start

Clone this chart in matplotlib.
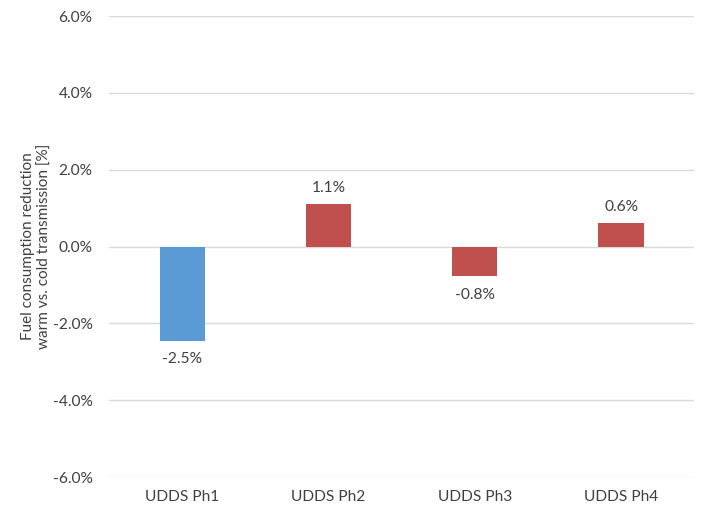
import matplotlib
matplotlib.use("Agg")
import matplotlib.pyplot as plt
from matplotlib.ticker import FuncFormatter

categories = ["UDDS Ph1", "UDDS Ph2", "UDDS Ph3", "UDDS Ph4"]
values = [-2.46, 1.10, -0.78, 0.60]
labels = ["-2.5%", "1.1%", "-0.8%", "0.6%"]
colors = ["#5B9BD5", "#C0504D", "#C0504D", "#C0504D"]

plt.rcParams['font.family'] = ['Lato', 'DejaVu Sans']

fig = plt.figure(figsize=(7.04, 5.08), dpi=100)
ax = fig.add_axes([0.155, 0.061, 0.831, 0.9075])

x = range(len(categories))
ax.bar(x, values, width=0.31, color=colors, zorder=3)

ax.set_ylim(-6, 6)
ax.set_xlim(-0.5, len(categories) - 0.5)
ax.set_yticks([-6, -4, -2, 0, 2, 4, 6])
ax.yaxis.set_major_formatter(FuncFormatter(lambda v, p: f"{v:.1f}%"))
ax.set_xticks(list(x))
ax.set_xticklabels(categories)
ax.grid(axis='y', color='#D9D9D9', linewidth=1, zorder=0)
for s in ax.spines.values():
    s.set_visible(False)
ax.tick_params(axis='both', length=0, labelsize=11.2, colors='#404040')
ax.tick_params(axis='y', pad=12)
ax.tick_params(axis='x', pad=9)

for xi, v, lab in zip(x, values, labels):
    off = 12 if v >= 0 else -13
    ax.annotate(lab, (xi, v), xytext=(0, off), textcoords='offset points',
                ha='center', va='center', fontsize=11.2, color='#404040')

ax.set_ylabel("Fuel consumption reduction\nwarm vs. cold transmission [%]",
              fontsize=11, color='#404040', linespacing=1.25)
ax.yaxis.set_label_coords(-0.098, 0.5)

fig.savefig("out.png", dpi=100)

end

* [Directions]: Give again exactly the lines running from the beginning of the material above through the line that contains "from matplotlib.ticker import FuncFormatter", and leave out every picture.

* [Response]:
Clone this chart in matplotlib.
import matplotlib
matplotlib.use("Agg")
import matplotlib.pyplot as plt
from matplotlib.ticker import FuncFormatter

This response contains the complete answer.